*WHAT IS ASKED*
Leave the pictures out and retype the lines from the beginning through the line with "plt.rcParams['font.family'] = ['Noto", both ends included.

===============

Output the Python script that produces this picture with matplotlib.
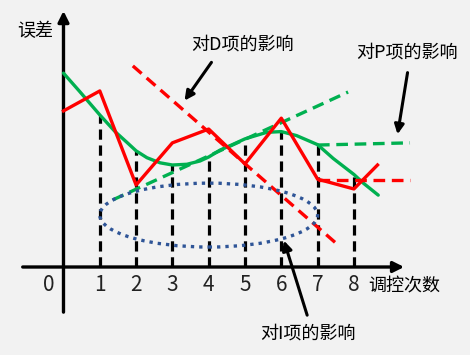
import matplotlib
matplotlib.use('Agg')
from matplotlib import pyplot as plt
from matplotlib.patches import Ellipse

plt.rcParams['font.family'] = ['Noto Sans CJK SC', 'DejaVu Sans']

# control steps and tick labels
steps = [1, 2, 3, 4, 5, 6, 7, 8]
tick_labels = ['1', '2', '3', '4', '5', '6', '7', '8']

# actual error (red polyline)
red_x = [0, 1, 2, 3, 4, 5, 6, 7, 8, 8.65]
red_y = [4.30, 4.85, 2.26, 3.42, 3.80, 2.84, 4.10, 2.42, 2.15, 2.81]

# smoothed error curve (green)
green_x = [0, 0.45, 1, 1.42, 1.74, 2, 2.3, 2.66, 3, 3.4, 3.76, 4, 4.31, 4.65,
           5, 5.6, 6, 6.42, 7, 7.43, 8, 8.26, 8.67]
green_y = [5.34, 4.83, 4.19, 3.73, 3.44, 3.20, 3.01, 2.87, 2.81, 2.83, 2.92, 3.03,
           3.22, 3.37, 3.53, 3.71, 3.73, 3.62, 3.37, 2.99, 2.55, 2.31, 1.98]

# tendency lines
p_slope_x = [1.36, 7.84]
p_slope_y = [1.85, 4.82]
p_flat_x = [7.01, 9.545]
p_flat_y = [3.36, 3.42]
d_slope_x = [1.91, 7.56]
d_slope_y = [5.54, 0.61]
d_flat_x = [7.0, 9.545]
d_flat_y = [2.40, 2.40]

# integral region
i_center = (4.0, 1.43)
i_width = 6.0
i_height = 1.76

fig = plt.figure(figsize=(4.7, 3.55), dpi=100)
fig.patch.set_facecolor('#f2f2f2')
ax = fig.add_axes([0, 0, 1, 1])
ax.set_facecolor('#f2f2f2')
ax.set_xlim(-1.749, 11.198)
ax.set_ylim(-2.424, 7.355)
ax.axis('off')

# axes with arrows
ax.annotate('', xy=(0, 7.13), xytext=(0, -1.32),
            arrowprops=dict(arrowstyle='-|>', color='black', lw=2.4, mutation_scale=16))
ax.annotate('', xy=(9.46, 0), xytext=(-1.2, 0),
            arrowprops=dict(arrowstyle='-|>', color='black', lw=2.4, mutation_scale=16))

# vertical dashed lines up to the green curve
for s in steps:
    top = green_y[green_x.index(s)]
    ax.plot([s, s], [0, top], color='black', lw=2.3, dashes=(3.2, 1.8), zorder=2)

ax.plot(green_x, green_y, color='#00b050', lw=2.4, zorder=3,
        solid_joinstyle='round', solid_capstyle='round')
ax.plot(red_x, red_y, color='#ff0000', lw=2.4, zorder=4)

ax.plot(p_slope_x, p_slope_y, color='#00b050', lw=2.4, dashes=(3.5, 2), zorder=3)
ax.plot(p_flat_x, p_flat_y, color='#00b050', lw=2.4, dashes=(3.5, 2), zorder=3)
ax.plot(d_slope_x, d_slope_y, color='#ff0000', lw=2.4, dashes=(3.5, 2), zorder=3)
ax.plot(d_flat_x, d_flat_y, color='#ff0000', lw=2.4, dashes=(3.5, 2), zorder=3)

ax.add_patch(Ellipse(i_center, i_width, i_height, fill=False, edgecolor='#2f5597',
                     lw=2.4, linestyle=(0, (1, 1.5)), zorder=5))

# labels
for s, t in zip(steps, tick_labels):
    ax.text(s, -0.5, t, ha='center', va='center', fontsize=15, color='#222222')
ax.text(-0.4, -0.5, '0', ha='center', va='center', fontsize=15, color='#222222')
ax.text(8.39, -0.55, '调控次数', ha='left', va='center', fontsize=13)
ax.text(-0.785, 6.5, '误差', ha='center', va='center', fontsize=13)

ax.text(4.94, 6.14, '对D项的影响', ha='center', va='center', fontsize=13)
ax.text(9.46, 5.90, '对P项的影响', ha='center', va='center', fontsize=13)
ax.text(6.735, -1.82, '对I项的影响', ha='center', va='center', fontsize=13)

arrow = dict(arrowstyle='-|>', color='black', lw=2.2, mutation_scale=14)
ax.annotate('', xy=(3.29, 4.52), xytext=(4.12, 5.70), arrowprops=arrow)
ax.annotate('', xy=(9.19, 3.58), xytext=(9.49, 5.43), arrowprops=arrow)
ax.annotate('', xy=(6.05, 0.80), xytext=(6.735, -1.40), arrowprops=arrow)

fig.savefig('out.png', dpi=100, facecolor=fig.get_facecolor())
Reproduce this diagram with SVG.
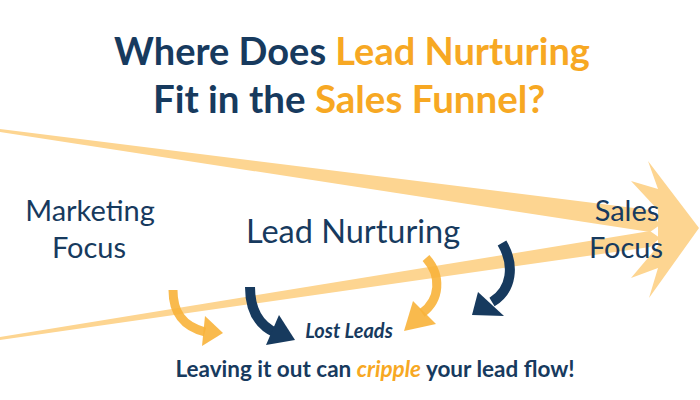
<svg xmlns="http://www.w3.org/2000/svg" width="700" height="400" viewBox="0 0 700 400">
<style>
.navy{fill:#173a5e}
.orange{fill:#f7a823}
.t{font-family:Lato,"Liberation Sans",sans-serif}
.title{font-size:38px;font-weight:bold}
.lbl{font-size:29px;fill:#173a5e}
.funnel{fill:#fdd591}
.oarr{stroke:#f8b23a;fill:none;stroke-width:9;opacity:0.9}
.oh{fill:#f8b23a;opacity:0.9}
.narr{stroke:#173a5e;fill:none;stroke-width:10}
.nh{fill:#173a5e}
</style>
<rect width="700" height="400" fill="#ffffff"/>
<g id="funnel">
<path class="funnel" d="M0,129 L650,210 L660,225 L650,232 L0,132 Z"/>
<path class="funnel" d="M0,337 L650,231 L660,238 L650,247 L0,340 Z"/>
<path class="funnel" d="M648,161 L699,228 L649,298 L658,268 L631,278 L658,246 L658,210 L631,181 L658,189 Z"/>
</g>
<g id="title" class="t title">
<text x="352" y="65" text-anchor="middle"><tspan class="navy">Where Does </tspan><tspan class="orange">Lead Nurturing</tspan></text>
<text x="349" y="113" text-anchor="middle" font-size="38.5"><tspan class="navy">Fit in the </tspan><tspan class="orange">Sales Funnel?</tspan></text>
</g>
<g id="marketing" class="t lbl">
<text x="90" y="221" text-anchor="middle">Marketing</text>
<text x="89" y="258" text-anchor="middle">Focus</text>
</g>
<g id="lead-nurturing" class="t">
<text x="353" y="243" text-anchor="middle" font-size="32.5" fill="#173a5e">Lead Nurturing</text>
</g>
<g id="sales" class="t lbl">
<text x="627" y="221" text-anchor="middle">Sales</text>
<text x="626" y="258" text-anchor="middle">Focus</text>
</g>
<g id="connectors">
<path class="oarr" d="M173,290 C173,312 182,326 205,332"/>
<polygon class="oh" points="205,316 223,333 202,346"/>
<path class="narr" d="M250,287 C250,310 258,325 276,333"/>
<polygon class="nh" points="279,315 295,340 266,345"/>
<path class="oarr" d="M426,258 C442,276 440,300 422,313"/>
<polygon class="oh" points="413,301 436,324 404,331"/>
<path class="narr" d="M502,243 C515,265 512,290 492,302"/>
<polygon class="nh" points="478,292 472,315 504,316"/>
</g>
<g id="lost-leads" class="t">
<text x="349" y="338" text-anchor="middle" font-size="20" font-weight="bold" font-style="italic" fill="#173a5e">Lost Leads</text>
</g>
<g id="tagline" class="t">
<text x="375" y="377" text-anchor="middle" font-size="22.5" font-weight="bold" fill="#173a5e">Leaving it out can <tspan class="orange" font-style="italic">cripple</tspan> your lead flow!</text>
</g>
</svg>
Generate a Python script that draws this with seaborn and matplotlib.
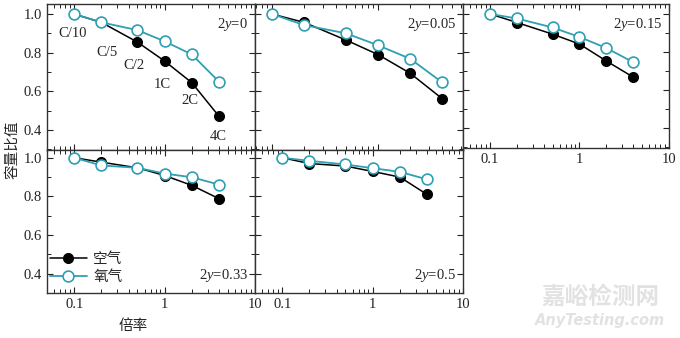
import numpy as np
import pandas as pd
import matplotlib
matplotlib.use("Agg")
import matplotlib.pyplot as plt
import seaborn as sns
from matplotlib.ticker import LogLocator, NullFormatter, FixedLocator, MultipleLocator, FuncFormatter

sns.set_theme(style="ticks")
plt.rcParams['font.family'] = ['Liberation Serif', 'Noto Sans CJK SC', 'DejaVu Sans']
plt.rcParams['mathtext.fontset'] = 'custom'
plt.rcParams['mathtext.rm'] = 'Liberation Serif'
plt.rcParams['mathtext.it'] = 'Liberation Serif:italic'

# ---- data ----
rates = [0.1, 0.2, 0.5, 1, 2, 4]
rate_labels = ["C/10", "C/5", "C/2", "1C", "2C", "4C"]
panel_labels = ["0", "0.05", "0.15", "0.33", "0.5"]
air_y0 = [1.0, 0.957, 0.855, 0.757, 0.645, 0.471]
oxy_y0 = [1.0, 0.957, 0.917, 0.859, 0.791, 0.650]
air_y005 = [1.0, 0.957, 0.865, 0.790, 0.694, 0.563]
oxy_y005 = [1.0, 0.943, 0.900, 0.838, 0.769, 0.647]
air_y015 = [1.0, 0.955, 0.894, 0.842, 0.753, 0.668]
oxy_y015 = [1.0, 0.976, 0.929, 0.879, 0.821, 0.746]
air_y033 = [1.0, 0.977, 0.948, 0.908, 0.857, 0.788]
oxy_y033 = [1.0, 0.960, 0.948, 0.918, 0.899, 0.861]
air_y05 = [1.0, 0.970, 0.957, 0.929, 0.900, 0.810]
oxy_y05 = [1.0, 0.984, 0.965, 0.946, 0.927, 0.888]
series_names = ["空气", "氧气"]

air_all = [air_y0, air_y005, air_y015, air_y033, air_y05]
oxy_all = [oxy_y0, oxy_y005, oxy_y015, oxy_y033, oxy_y05]

W, H = 680, 338
fig = plt.figure(figsize=(W / 100, H / 100), dpi=100)

def rect(l, t, r, b):
    return [l / W, 1 - b / H, (r - l) / W, (b - t) / H]

rects = [rect(47, 4, 255, 150), rect(255, 4, 463, 150), rect(463, 4, 669, 148),
         rect(47, 150, 255, 293), rect(255, 150, 463, 293)]
xlims = [(0.05, 10), (0.069, 6.3), (0.05, 10), (0.05, 10), (0.05, 10)]
ylims = [(0.297, 1.052), (0.297, 1.052), (0.297, 1.052), (0.30, 1.04), (0.30, 1.04)]
show_xlab = [False, False, True, True, True]
show_ylab = [True, False, False, True, False]

teal = "#2f9fb2"
fs = 10.5

for i in range(5):
    ax = fig.add_axes(rects[i])
    df = pd.DataFrame({"rate": rates * 2,
                       "val": air_all[i] + oxy_all[i],
                       "gas": [series_names[0]] * 6 + [series_names[1]] * 6})
    sns.lineplot(data=df[df.gas == series_names[0]], x="rate", y="val", ax=ax,
                 color="black", marker="o", markersize=7.2, markerfacecolor="black",
                 markeredgecolor="black", lw=1.1, label=series_names[0], zorder=2)
    sns.lineplot(data=df[df.gas == series_names[1]], x="rate", y="val", ax=ax,
                 color=teal, marker="o", markersize=7.8, markerfacecolor="white",
                 markeredgecolor=teal, markeredgewidth=1.2, lw=1.3,
                 label=series_names[1], zorder=3)
    ax.set_xscale("log")
    ax.set_xlim(*xlims[i])
    ax.set_ylim(*ylims[i])
    ax.set_xlabel("")
    ax.set_ylabel("")
    ax.xaxis.set_major_locator(FixedLocator([0.1, 1, 10]))
    ax.xaxis.set_minor_locator(LogLocator(base=10, subs=np.arange(2, 10)))
    ax.xaxis.set_minor_formatter(NullFormatter())
    ax.xaxis.set_major_formatter(FuncFormatter(lambda v, p: "%g" % v))
    ax.yaxis.set_major_locator(MultipleLocator(0.2))
    ax.yaxis.set_minor_locator(MultipleLocator(0.1))
    ax.yaxis.set_major_formatter(FuncFormatter(lambda v, p: "%.1f" % v))
    ax.tick_params(which="both", direction="in", top=True, right=True,
                   labelsize=fs, colors="#222222")
    ax.tick_params(which="major", length=4, width=0.8)
    ax.tick_params(which="minor", length=3, width=0.7)
    if not show_xlab[i]:
        ax.tick_params(axis="x", which="both", labelbottom=False)
    if not show_ylab[i]:
        ax.tick_params(axis="y", which="both", labelleft=False)
    for s in ax.spines.values():
        s.set_linewidth(1.0)
        s.set_color("#333333")
    ax.set_facecolor("white")
    lab = r"2$\it{y}$=" + panel_labels[i]
    if i < 3:
        ax.text(0.965, 0.86, lab, transform=ax.transAxes, ha="right", va="center",
                fontsize=fs)
    else:
        ax.text(0.965, 0.12, lab, transform=ax.transAxes, ha="right", va="center",
                fontsize=fs)
    if i == 3:
        ax.legend(loc="lower left", bbox_to_anchor=(-0.03, 0.0), frameon=False,
                  fontsize=fs, handlelength=2.6, handletextpad=0.4,
                  labelspacing=0.3, borderaxespad=0.2)
    else:
        ax.get_legend().remove()
    if i == 0:
        # label offsets in pixels (dx right, dy down)
        offs = [(-2, 19), (6, 30), (-3, 23), (-2, 23), (-2, 18), (-1, 20)]
        for r, v, t, (dx, dy) in zip(rates, air_all[0], rate_labels, offs):
            ax.annotate(t, xy=(r, v), xytext=(dx * 0.72, -dy * 0.72),
                        textcoords="offset points", ha="center", va="center",
                        fontsize=fs)

fig.text(12 / W, 1 - 150 / H, "容量比值", rotation=90, ha="center", va="center",
         fontsize=fs, family=['Noto Sans CJK SC'])
fig.text(133 / W, 1 - 326 / H, "倍率", ha="center", va="center", fontsize=fs,
         family=['Noto Sans CJK SC'])

# watermark
fig.text(600 / W, 1 - 297 / H, "嘉峪检测网", ha="center", va="center", fontsize=17,
         color="#e2e2e2", family=['Noto Sans CJK SC'], weight="bold")
fig.text(600 / W, 1 - 320 / H, "AnyTesting.com", ha="center", va="center",
         fontsize=10.5, color="#e2e2e2", style="italic", family=['DejaVu Sans'],
         weight="bold")

fig.savefig("out.png", dpi=100, facecolor="white")
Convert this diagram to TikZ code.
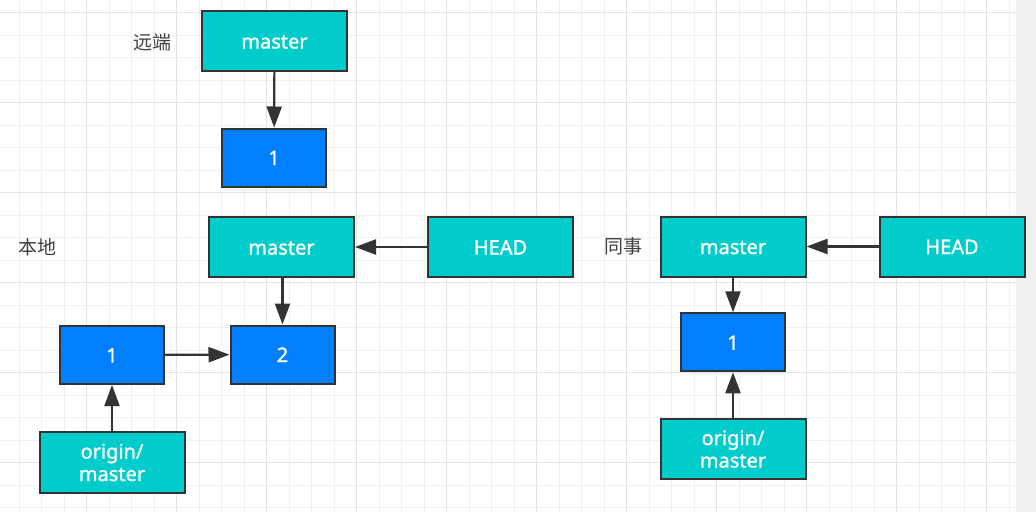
\documentclass[tikz,border=0pt]{standalone}
\usepackage{fontspec}
\setmainfont{Noto Sans}
\newfontfamily\boxfont{Noto Sans}[FakeBold=1.2]
\newfontfamily\cjk{Noto Sans CJK SC}
\usetikzlibrary{arrows.meta}
\definecolor{tealC}{HTML}{00CCCC}
\definecolor{blueC}{HTML}{007FFF}
\definecolor{lineC}{HTML}{333333}
\definecolor{gminor}{HTML}{F0F0F0}
\definecolor{gmajor}{HTML}{E3E3E3}
\definecolor{stripC}{HTML}{F0F0F0}
\definecolor{labC}{HTML}{404040}
\tikzset{
  refbox/.style={draw=lineC, line width=2pt, fill=tealC, text=white,
    minimum width=145pt, minimum height=60pt, inner sep=0pt, align=center,
    font=\boxfont\fontsize{20}{22.5}\selectfont},
  oneline/.style={text height=15pt, text depth=0pt},
  commitbox/.style={draw=lineC, line width=2pt, fill=blueC, text=white,
    minimum width=104pt, minimum height=58pt, inner sep=0pt,
    text height=15pt, text depth=0pt,
    font=\boxfont\fontsize{20}{22}\selectfont},
  area/.style={text=labC, font=\cjk\fontsize{19}{22}\selectfont, inner sep=0pt},
  link/.style={draw=lineC, line width=2.2pt, -{Triangle[length=21pt,width=15pt]}}
}
\begin{document}
\begin{tikzpicture}[x=1pt,y=-1pt]
\useasboundingbox (0,0) rectangle (1036,512);
\fill[white] (0,0) rectangle (1036,512);
\fill[stripC] (1016,0) rectangle (1036,512);
% grid
\foreach \i in {0,...,44} {\draw[gminor, line width=1.2pt] ({19.2+22.5*\i},0) -- ({19.2+22.5*\i},512);}
\foreach \j in {0,...,22} {\draw[gminor, line width=1.2pt] (0,{12.7+22.5*\j}) -- (1016,{12.7+22.5*\j});}
\foreach \i in {0,...,10} {\draw[gmajor, line width=1.2pt] ({86.7+90*\i},0) -- ({86.7+90*\i},512);}
\foreach \j in {0,...,5} {\draw[gmajor, line width=1.2pt] (0,{12.7+90*\j}) -- (1016,{12.7+90*\j});}

% remote
\node[area] (tr) at (152,42) {远端};
\node[refbox, oneline] (rm) at (274.5,41) {master};
\node[commitbox] (r1) at (274,157.5) {1};
\draw[link] (rm) -- (r1);

% local
\node[area] (tl) at (37.5,247) {本地};
\node[refbox, oneline] (lm) at (281.5,247) {master};
\node[refbox, oneline] (lh) at (500.5,247) {HEAD};
\node[commitbox] (l2) at (282.5,354.5) {2};
\node[commitbox] (l1) at (112,355) {1};
\node[refbox, minimum height=61pt] (lo) at (112,462.5) {origin/\\master};
\draw[link] (lh) -- (lm);
\draw[link] (lm.south -| l2) -- (l2.north);
\draw[link] (l1) -- (l2);
\draw[link] (lo) -- (l1);

% colleague
\node[area] (tc) at (623,246.5) {同事};
\node[refbox, oneline] (cm) at (733,246.5) {master};
\node[refbox, oneline] (ch) at (952,246.5) {HEAD};
\node[commitbox] (c1) at (733,342.3) {1};
\node[refbox] (co) at (733,449) {origin/\\master};
\draw[link] (ch) -- (cm);
\draw[link] (cm) -- (c1);
\draw[link] (co) -- (c1);
\end{tikzpicture}
\end{document}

===============

*SOLUTION TO THIS PROBLEM*
Output the Python script that produces this picture with matplotlib.
import matplotlib
matplotlib.use('Agg')
from matplotlib import pyplot as plt
from matplotlib.patches import Ellipse

plt.rcParams['font.family'] = ['Noto Sans CJK SC', 'DejaVu Sans']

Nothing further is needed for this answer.